It should come as no surprise that the automotive industry has been hard hit by the COVID-19 pandemic. With a large number of the world’s population resolutely remaining indoors, purchasing a vehicle isn’t front of mind for many people and businesses.
Added to this the face-to-face nature of buying a vehicle – plus the fact the manufacturing process includes a supply chain with, quite literally, dozens of moving parts – and you can see why automotive sales are beginning to drop in many markets.
The challenges facing automotive brands, manufacturers, and dealerships are plentiful during this time, but there also exist many opportunities to mitigate the commercial and economic impact on the industry. This will ensure brands emerge from the other side in strong shape, and perhaps spur them towards a digital transformation that has been long overdue.
Join the fight against COVID-19
Businesses have always had a responsibility to use their power for good, and now is no different. In fact, the way businesses react during COVID-19 will define the way they’re perceived in years to come.
It’s hugely encouraging, then, that many automotive brands and dealerships have been quick to lend their support to those less fortunate than themselves. Across the world, leading car manufacturers such as Jaguar Land Rover are providing emergency vehicles to health workers, while others such as SEAT are using their factories to help produce life-saving medical equipment.
During times of great adversity, the spirit of community and helping others shines through, and automotive brands and dealerships must also play their part – whether that’s through sharing resources or using their networks to ease customer concerns.
Email has long been the go-to channel for automotive brands wanting to communicate with its customers, but during the current environment, people are looking towards more personal-touch channels (such as social media) for a sense of humanity from their favourite brands.
The most active brand communities are built on an omnichannel approach. Automotive businesses need to shake-up how they can communicate with their customer during this time, and that means embracing new ways of communicating and creating digital experiences.
Is automotive finally going digital?
There’s no doubt the coronavirus outbreak will accelerate consolidation and transformation in the automotive sector. Those that can react flexibly and adopt a digital mindset during this period will emerge the other side fighting.
Encouragingly, in automotive, over half (58%) of consumers say they’re still interested in buying a new car, but are waiting until later in the year, according to new Auto Trader research. It’s critical, then, that dealers and brands keep these prospects engaged until they feel more comfortable to make a purchase.
Dealerships have historically relied on face-to-face interactions in showrooms to make sales, and are struggling to cope with an increased digital demand. However – according to the same Auto Trader report – despite the current environment, two in three people are open to the home delivery of a new car, but many dealers don’t possess the digital set-up to deliver.
During this period of re-evaluation, now is the time to look at overhauling the traditional dealership infrastructure, moving towards business models that are powered by digital experiences and online sales.

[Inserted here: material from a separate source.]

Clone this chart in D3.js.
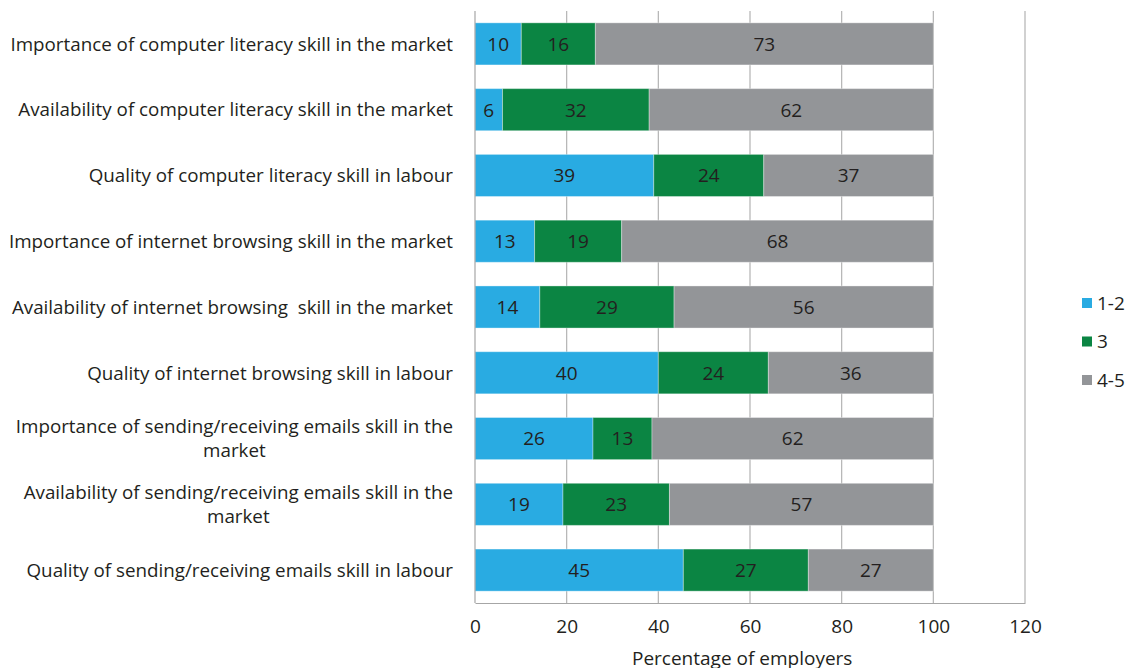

Dealerships should be exploring ways to enable their staff to communicate and make sales remotely, while manufacturers need to prepare themselves for much higher levels of collaboration and consolidation with dealerships when factories begin to re-open.
With the majority of their staff working remotely, automotive brands have plenty of time to train their people on how to use new technologies and solutions more effectively.
Most important to remember is, this isn’t just a short-term tactic to limit the damage caused by lockdown. In the long run, a centralised, digital approach will help brands better democratise their data, increase collaboration/efficiency across the board, and allow them to scale much quicker than before.
Focus on brand loyalty and customer retention
Now, more than ever, it’s important to exercise respect when communicating with customers. We need to respect the uncertainty they’re feeling around lockdown limitations. Brands certainly shouldn’t be trying to exploit this situation for commercial gain, but instead should be listening and reacting to shifting customer concerns, and needs.
To increase customer engagement, loyalty, and retention, automotive brands must focus on delivering more proactive, personalised, and timely digital experiences that align to a customer’s need or location. For example, UK-based dealer Motorpoint is offering free home delivery, while globally, many automakers are deferring payments, lowering interest rates, and offering extended terms.
The advantages of an increased focus on customer experience isn’t new in automotive however. Earlier this year, automotive brands identified customer experience as one of its key competitive differentiators over the next five years, according to Adobe’s 2020 Digital Trends Automotive in Focus report. The current environment means this focus will only accelerate over the coming months, as brands increasingly rely on a digital-first approach to creating relevant and tailored experiences.
Customers will remember how brands have reacted and conducted themselves during such a tumultuous period. All eyes are on companies to rebuild better as they come out of the crisis – and that’s just as important for automotive companies as anyone else. How brands take stock now and operate during the lockdown will speak volumes in the long term – and will make all the difference in helping the sector recover as customers prioritise the brands who got it right when making their next purchase, whether it’s during the COVID-19 pandemic or after.